Noted that any functor that preserves pushouts preserves epimorphisms.

• CommentRowNumber3.
• CommentAuthorGuest
• CommentTimeDec 10th 2020
Below the proof of Proposition 4.7, it is noted that

> For example, the unique morphism to the terminal object is not always an epimorphism (though this is true in Set)

I believe the unique function from the empty set to a singleton is not surjective, so the claim is false in Set as well.

- Aniruddh Agarwal <me@anrddh.me>
• CommentRowNumber4.
• CommentAuthorUrs
• CommentTimeDec 10th 2020

This statement was introduced in rev 31. Maybe what was really meant was the converse statement, that an epimorphism implies a global section only in well-pointed toposes.

For the moment I have just removed the corresponding half-sentence.
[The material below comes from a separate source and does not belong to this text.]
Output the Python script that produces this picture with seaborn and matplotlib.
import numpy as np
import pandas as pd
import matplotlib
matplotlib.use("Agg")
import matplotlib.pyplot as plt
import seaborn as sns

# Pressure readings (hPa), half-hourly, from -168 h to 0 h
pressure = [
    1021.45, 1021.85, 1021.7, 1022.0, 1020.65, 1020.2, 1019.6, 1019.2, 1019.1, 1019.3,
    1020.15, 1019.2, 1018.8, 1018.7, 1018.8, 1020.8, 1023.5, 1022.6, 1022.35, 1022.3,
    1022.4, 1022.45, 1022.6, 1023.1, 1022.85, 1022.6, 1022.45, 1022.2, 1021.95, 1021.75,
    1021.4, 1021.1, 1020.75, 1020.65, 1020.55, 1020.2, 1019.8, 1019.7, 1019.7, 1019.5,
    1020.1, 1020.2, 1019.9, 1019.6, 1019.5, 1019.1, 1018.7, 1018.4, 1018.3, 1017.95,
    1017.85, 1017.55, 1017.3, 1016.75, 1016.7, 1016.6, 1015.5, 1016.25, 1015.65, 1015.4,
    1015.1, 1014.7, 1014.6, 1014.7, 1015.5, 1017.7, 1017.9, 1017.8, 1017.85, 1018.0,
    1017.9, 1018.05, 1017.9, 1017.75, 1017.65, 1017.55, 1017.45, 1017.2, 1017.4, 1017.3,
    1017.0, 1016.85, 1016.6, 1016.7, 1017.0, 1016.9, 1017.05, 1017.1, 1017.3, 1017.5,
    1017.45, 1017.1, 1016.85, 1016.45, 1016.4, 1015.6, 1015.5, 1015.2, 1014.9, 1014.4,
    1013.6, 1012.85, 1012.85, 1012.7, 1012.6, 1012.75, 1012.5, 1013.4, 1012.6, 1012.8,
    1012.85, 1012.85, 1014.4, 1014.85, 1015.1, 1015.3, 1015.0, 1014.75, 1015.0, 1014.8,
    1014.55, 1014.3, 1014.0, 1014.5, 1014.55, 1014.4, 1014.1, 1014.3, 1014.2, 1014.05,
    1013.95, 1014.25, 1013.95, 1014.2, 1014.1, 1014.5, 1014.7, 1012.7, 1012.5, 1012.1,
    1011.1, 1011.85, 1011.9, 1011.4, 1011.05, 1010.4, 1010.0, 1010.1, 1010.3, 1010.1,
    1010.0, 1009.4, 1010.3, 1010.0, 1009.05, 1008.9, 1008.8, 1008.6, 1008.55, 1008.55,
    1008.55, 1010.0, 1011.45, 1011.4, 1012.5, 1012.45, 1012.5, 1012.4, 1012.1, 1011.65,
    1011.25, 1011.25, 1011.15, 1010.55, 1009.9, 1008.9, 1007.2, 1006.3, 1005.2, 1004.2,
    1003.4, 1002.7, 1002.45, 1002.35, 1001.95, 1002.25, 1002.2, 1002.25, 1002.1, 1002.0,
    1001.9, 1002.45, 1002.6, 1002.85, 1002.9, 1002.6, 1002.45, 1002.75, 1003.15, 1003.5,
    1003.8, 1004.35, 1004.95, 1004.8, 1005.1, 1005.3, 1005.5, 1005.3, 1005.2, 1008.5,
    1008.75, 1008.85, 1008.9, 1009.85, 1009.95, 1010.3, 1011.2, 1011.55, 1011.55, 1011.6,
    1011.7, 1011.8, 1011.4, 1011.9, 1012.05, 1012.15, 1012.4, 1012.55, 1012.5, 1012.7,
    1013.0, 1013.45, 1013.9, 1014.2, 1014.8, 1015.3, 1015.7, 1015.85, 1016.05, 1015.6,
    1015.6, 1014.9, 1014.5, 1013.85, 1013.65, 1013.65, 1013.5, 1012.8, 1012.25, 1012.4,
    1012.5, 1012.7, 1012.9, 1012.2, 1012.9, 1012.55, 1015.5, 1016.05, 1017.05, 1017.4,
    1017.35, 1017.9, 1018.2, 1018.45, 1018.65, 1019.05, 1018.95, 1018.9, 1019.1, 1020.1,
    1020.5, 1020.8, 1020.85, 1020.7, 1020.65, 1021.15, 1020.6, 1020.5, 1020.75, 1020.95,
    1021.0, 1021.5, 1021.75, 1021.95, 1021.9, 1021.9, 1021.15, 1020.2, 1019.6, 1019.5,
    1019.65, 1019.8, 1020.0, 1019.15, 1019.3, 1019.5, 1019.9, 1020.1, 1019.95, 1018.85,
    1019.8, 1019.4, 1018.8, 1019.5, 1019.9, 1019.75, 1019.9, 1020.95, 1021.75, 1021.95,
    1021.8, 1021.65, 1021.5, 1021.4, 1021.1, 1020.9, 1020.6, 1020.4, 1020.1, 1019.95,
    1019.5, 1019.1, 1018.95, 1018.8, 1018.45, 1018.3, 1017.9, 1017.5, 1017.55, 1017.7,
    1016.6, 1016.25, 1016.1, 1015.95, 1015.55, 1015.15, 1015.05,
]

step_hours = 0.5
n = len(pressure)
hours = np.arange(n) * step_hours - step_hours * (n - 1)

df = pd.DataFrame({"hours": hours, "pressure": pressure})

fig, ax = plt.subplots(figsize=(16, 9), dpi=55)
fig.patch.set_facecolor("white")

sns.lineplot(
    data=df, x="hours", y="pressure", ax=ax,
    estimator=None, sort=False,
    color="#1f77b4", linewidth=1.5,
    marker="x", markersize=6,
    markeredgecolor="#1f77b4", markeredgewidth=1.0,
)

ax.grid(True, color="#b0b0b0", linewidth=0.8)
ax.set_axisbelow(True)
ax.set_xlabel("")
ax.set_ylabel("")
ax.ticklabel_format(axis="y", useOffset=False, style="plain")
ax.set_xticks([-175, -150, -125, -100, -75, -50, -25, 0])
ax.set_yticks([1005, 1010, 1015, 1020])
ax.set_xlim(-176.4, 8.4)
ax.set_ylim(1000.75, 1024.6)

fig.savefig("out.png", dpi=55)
But everyone please feel invited to (re-)expand on this point.

(NB, the paragraph in question is here)

1. It said that any morphism from an initial object is an epimorphism, which is not true. I changed it to say that any morphism TO an initial object is an epimorphism, which is the proof actually shows anyway.

Jonathan Beardsley

• CommentRowNumber6.
• CommentAuthorUrs
• CommentTimeJan 22nd 2021

Gave the (counter-)examples of monos that are epi but not iso their own sub-section (here) and added mentioning of the example of dense subspace inclusions in Hausdorff spaces.
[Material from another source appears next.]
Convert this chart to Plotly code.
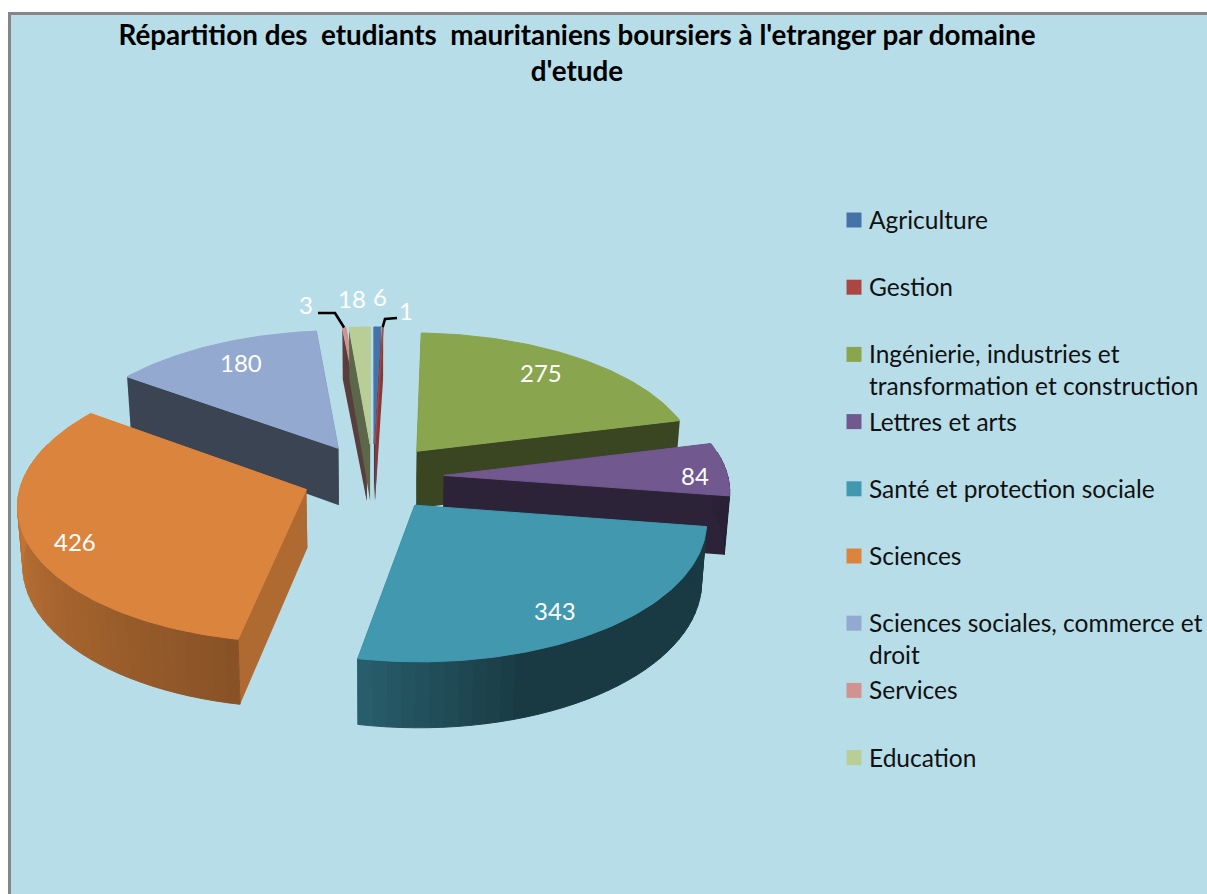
import math
import plotly.graph_objects as go

# ---- data ----
categories = ["Agriculture", "Gestion", "Ingénierie, industries et<br>transformation et construction",
              "Lettres et arts", "Santé et protection sociale", "Sciences",
              "Sciences sociales, commerce et<br>droit", "Services", "Education"]
values = [6, 1, 275, 84, 343, 426, 180, 3, 18]
title_text = "Répartition des\u00a0 etudiants\u00a0 mauritaniens boursiers à l'etranger par domaine<br>d'etude"

# ---- style ----
colors = ["#4572A7", "#AA4643", "#89A54E", "#71588F", "#4198AF", "#DB843D", "#93A9CF", "#D19392", "#B9CD96"]
cut_shade = [0.6, 0.8, 0.42, 0.4, 0.4, 0.8, 0.4, 0.42, 0.5]
draw_order = [7, 8, 0, 1, 2, 3, 4, 6, 5]
BG = "#B7DDE8"
FONT = "Lato"
W, H = 1207, 894
CX, CY, RX, RY, PERSP, DEPTH, EXPLODE = 373, 477, 284, 135, 10.0, 58, 0.25
label_px = [(380, 296), (406, 310), (541, 372), (695, 475), (555, 610), (75, 541), (241, 362), (306, 304), (352, 298)]


def project(gx, gy, lower=False):
    s = PERSP / (PERSP + gy)
    x = RX * gx * s
    y = CY - RY * gy * s
    if lower:
        x *= 0.985
        y += DEPTH * s
    return CX + x, y


def shade(hex_color, f):
    r, g, b = int(hex_color[1:3], 16), int(hex_color[3:5], 16), int(hex_color[5:7], 16)
    return f"rgb({r*f:.0f},{g*f:.0f},{b*f:.0f})"


def wall_factor(deg):
    if deg < 191:
        return max(0.38, 0.62 - (191 - deg) * 0.008)
    return min(0.88, 0.62 + (deg - 191) * 0.0033)


def poly(fig, pts, color, edge=0):
    xs = [p[0] for p in pts] + [pts[0][0]]
    ys = [p[1] for p in pts] + [pts[0][1]]
    fig.add_trace(go.Scatter(x=xs, y=ys, mode="lines", fill="toself", fillcolor=color,
                             line=dict(color=color, width=edge), hoverinfo="skip", showlegend=False))


total = sum(values)
starts, ends = [], []
acc = 0.0
for v in values:
    starts.append(acc * 360 / total)
    acc += v
    ends.append(acc * 360 / total)

fig = go.Figure()
outer_mid = {}
for i in draw_order:
    a0, a1 = starts[i], ends[i]
    mid = math.radians((a0 + a1) / 2)
    tx, ty = EXPLODE * math.sin(mid), EXPLODE * math.cos(mid)
    def outer(deg):
        t = math.radians(deg)
        return tx + math.sin(t), ty + math.cos(t)
    outer_mid[i] = project(*outer((a0 + a1) / 2))
    cut = shade(colors[i], cut_shade[i])
    for deg in (a0, a1):
        ox, oy = outer(deg)
        poly(fig, [project(tx, ty), project(ox, oy), project(ox, oy, True), project(tx, ty, True)], cut, 0)
    # outer wall, in thin shaded strips (only where it faces the viewer)
    lo, hi = max(a0, 80), min(a1, 290)
    if hi > lo:
        n = max(1, int((hi - lo) / 2.5))
        for k in range(n):
            d0 = lo + (hi - lo) * k / n
            d1 = lo + (hi - lo) * (k + 1) / n
            f = wall_factor((d0 + d1) / 2)
            p0, p1 = outer(d0), outer(d1)
            poly(fig, [project(*p0), project(*p1), project(*p1, True), project(*p0, True)], shade(colors[i], f), 1)
    # top face
    n = max(2, int((a1 - a0) / 1.0))
    top = [project(tx, ty)] + [project(*outer(a0 + (a1 - a0) * k / n)) for k in range(n + 1)]
    poly(fig, top, colors[i], 1)

# leader lines for the two smallest labels
for idx, start, elbow in ((7, (318, 313), (335, 313)), (1, (397, 318), (385, 319))):
    end = outer_mid[idx]
    fig.add_trace(go.Scatter(x=[start[0], elbow[0], end[0]], y=[start[1], elbow[1], end[1]], mode="lines",
                             line=dict(color="black", width=2.6), hoverinfo="skip", showlegend=False))

# legend swatches
legend_y = [220 + 67.2 * i for i in range(len(categories))]
fig.add_trace(go.Scatter(x=[854] * len(categories), y=legend_y, mode="markers",
                         marker=dict(symbol="square", size=15, color=colors), hoverinfo="skip", showlegend=False))

annotations = []
for name, y in zip(categories, legend_y):
    annotations.append(dict(x=867, y=y - 17, xref="x", yref="y", text=name, showarrow=False, xanchor="left",
                            yanchor="top", align="left", font=dict(family=FONT, size=24.5, color="#111111")))
for v, (x, y) in zip(values, label_px):
    annotations.append(dict(x=x, y=y, xref="x", yref="y", text=str(v), showarrow=False,
                            font=dict(family=FONT, size=24, color="white")))

fig.update_layout(
    width=W, height=H, margin=dict(l=0, r=0, t=0, b=0),
    paper_bgcolor="white", plot_bgcolor="rgba(0,0,0,0)", showlegend=False,
    title=dict(text=title_text, x=577 / W, xanchor="center", y=1 - 45 / H, yanchor="top", yref="container",
               font=dict(family=FONT, size=27.8, color="black", weight="bold")),
    xaxis=dict(range=[0, W], visible=False, fixedrange=True),
    yaxis=dict(range=[H, 0], visible=False, fixedrange=True),
    annotations=annotations,
    shapes=[dict(type="rect", layer="below", xref="x", yref="y", x0=9.5, y0=13.5, x1=W + 10, y1=H + 10,
                 fillcolor=BG, line=dict(color="#868686", width=3))],
)
fig.write_html("out.html", config={"displayModeBar": False},
               post_script="document.body.style.margin='0';document.body.style.overflow='hidden';"
                           "document.body.style.fontVariantLigatures='none';")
(Also cleaned up the previous material, as the example $\mathbb{Z} \hookrightarrow \mathbb{Q}$ had been mentioned twice.)

• CommentRowNumber7.
• CommentAuthorzskoda
• CommentTimeMar 18th 2021

Just occured to me, an elementary question, which functors are epimorphisms in the 1-category of small categories ? It is clear that all localization functors belong to this class.

• CommentRowNumber8.
• CommentAuthorDavidRoberts
• CommentTimeMar 18th 2021

Try this: Epimorphic functors and this: Generalized congruences – Epimorphisms in Cat (both by the same people, I strongly suspect there is a lot of overlap, but I haven’t checked.

• CommentRowNumber9.
• CommentAuthorzskoda
• CommentTimeMar 19th 2021

Oh, thanks David this is quite helpful! There is no complete answer there, and I did read in detail the second (earlier, 1999) listed paper around 2006 or so, and it flashed across my vague memory when I was yesterday asking the question, but did not look at it as I felt it was not what I was looking for. Now I see it does have much of relevant reasoning on most important classes of epimorphisms and factorizations of interest. I will have some use of it (in fact it is also relevant for some of my interest in so called iterated localizations and 2-categorical analogues).